The discussion on social versus solitary intensified as Alan Liu questioned this relation from the audience. He propagated the use of small bands and groups. If you take away Google and Amazon he said, it's just about groups of people producing content. There is an empathy between the activity of expert bands and new ICT technologies. Those small groups could learn from the network, he noted, in processes like peer review. Simon agreed that small pockets of people connecting put best practices into place. It is, however, hard to transcend language barriers, according to him. On a closing note about the library in this regard, Liz remarked that the library has the potential to include the less literate and less technical people into the new world, thereby transcending the digital divide, creating thriving literati, in a social practice that translates well to both on- and offline worlds.

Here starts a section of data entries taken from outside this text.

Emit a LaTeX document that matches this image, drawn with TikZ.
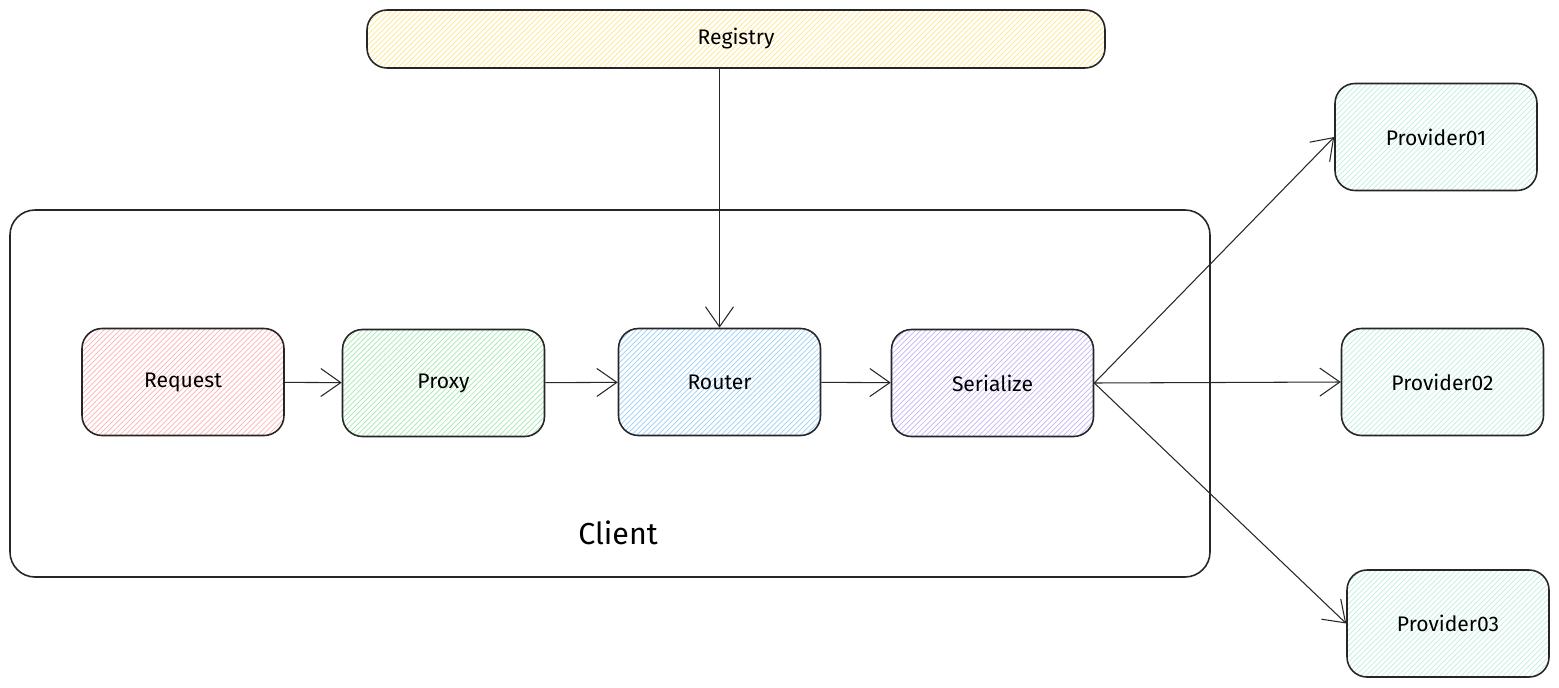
\documentclass[tikz,border=0pt]{standalone}
\usepackage{fontspec}
\setmainfont{Fira Sans}
\usepackage{tikz}
\usetikzlibrary{arrows.meta}
\usetikzlibrary{patterns}

\definecolor{regyellow}{HTML}{FFE58A}
\definecolor{reqred}{HTML}{FFB3B3}
\definecolor{proxgreen}{HTML}{A3E9AE}
\definecolor{routblue}{HTML}{9ACFF7}
\definecolor{serpurple}{HTML}{C6B5F7}
\definecolor{provcyan}{HTML}{BFEDE0}

\tikzset{
    box/.style={draw=black!85, line width=0.9pt, rounded corners=0.4cm,
        minimum width=4.04cm, minimum height=2.14cm, font=\large},
    hatch/.style={pattern=north east lines, pattern color=#1},
    link/.style={->, line width=0.6pt, black!85},
}

\begin{document}
\begin{tikzpicture}[>={Straight Barb[length=0.4cm, width=0.56cm]}]
    \useasboundingbox (0,0) rectangle (31.18,-13.74);

    % client frame
    \draw[line width=0.9pt, rounded corners=0.5cm, black!85] (0.2,-4.2) rectangle (24.2,-11.54);
    \node[font=\LARGE] (client) at (12.36,-10.66) {Client};

    \node[box, hatch=regyellow, minimum width=14.76cm, minimum height=1.16cm] (registry) at (14.72,-0.78) {Registry};

    \node[box, hatch=reqred]    (request)   at (3.66,-7.64)  {Request};
    \node[box, hatch=proxgreen] (proxy)     at (8.87,-7.66)  {Proxy};
    \node[box, hatch=routblue]  (router)    at (14.39,-7.64) {Router};
    \node[box, hatch=serpurple] (serialize) at (19.85,-7.66) {Serialize};

    \node[box, hatch=provcyan] (prov1) at (28.72,-2.74)  {Provider01};
    \node[box, hatch=provcyan] (prov2) at (28.85,-7.64)  {Provider02};
    \node[box, hatch=provcyan] (prov3) at (28.96,-12.47) {Provider03};

    \draw[link] (registry.south -| router.north) -- (router.north);

    \draw[link] (request) -- (proxy);
    \draw[link] (proxy) -- (router);
    \draw[link] (router) -- (serialize);

    \draw[link] (serialize.east) -- (prov1.west);
    \draw[link] (serialize.east) -- (prov2.west);
    \draw[link] (serialize.east) -- (prov3.west);

  \end{tikzpicture}
\end{document}
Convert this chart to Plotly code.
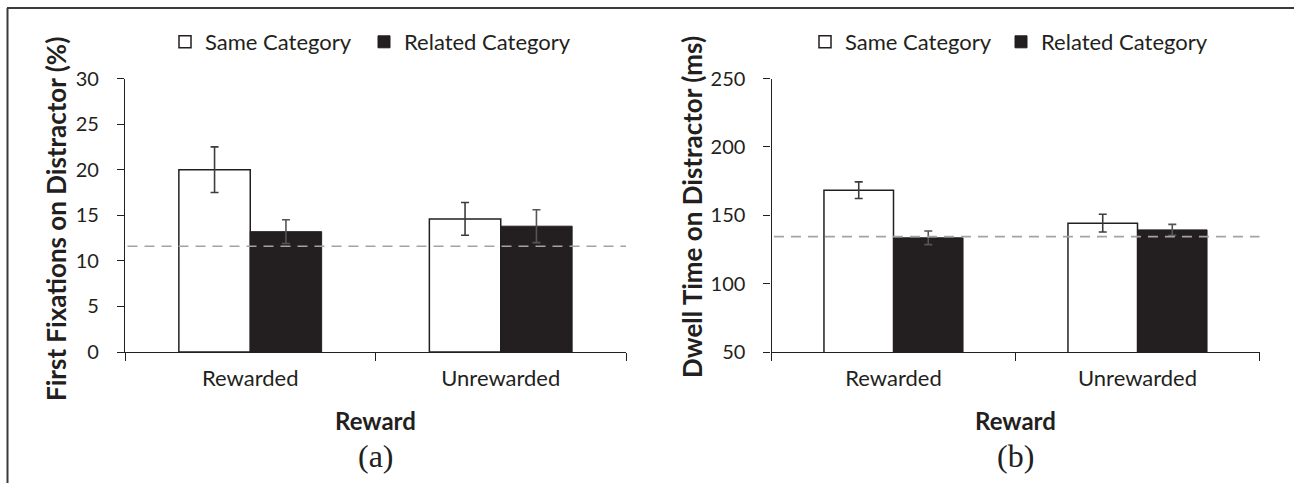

Interacting with new technologies
To conclude the discussion session there was one resonant idea coming from the audience. I think it was from Geert Lovink, who underlined the value of collaborative knowledge production; he saw a shift of power from the copy editor to a much larger group. The emphasis should thus be on the tools that are being used, according to him, because many of them are outdated and not workable enough at present. Geert noted that Word was for example still being used, but that it was not functional enough anymore as a collaborative tool, naming the TrackChanges function as an example. New software should be developed and transferred into the social realm, since it is not about solitary confinement of the single author, but about group efforts, Geert concluded.
This discussion illuminated some of the challenges that face the publishing industry. The nature of the problems range from technological matters to social questions and from political to economical perspectives. It was evident that different branches of publishing value the 'social' activity and the content it produces differently. Some prefer the solitary, considered efforss, while others celebrate the collaborative potential of the digital age. To conclude, it was also clear that the way future engagement would be shaped, is to be heavily dependent upon the creative development of new collaborative tools. In other words, technological affordances go hand in hand with human interaction to create a future reading and publishing experience that holds many uncertainties, but also loads of opportunities for the publishing industry and its actors.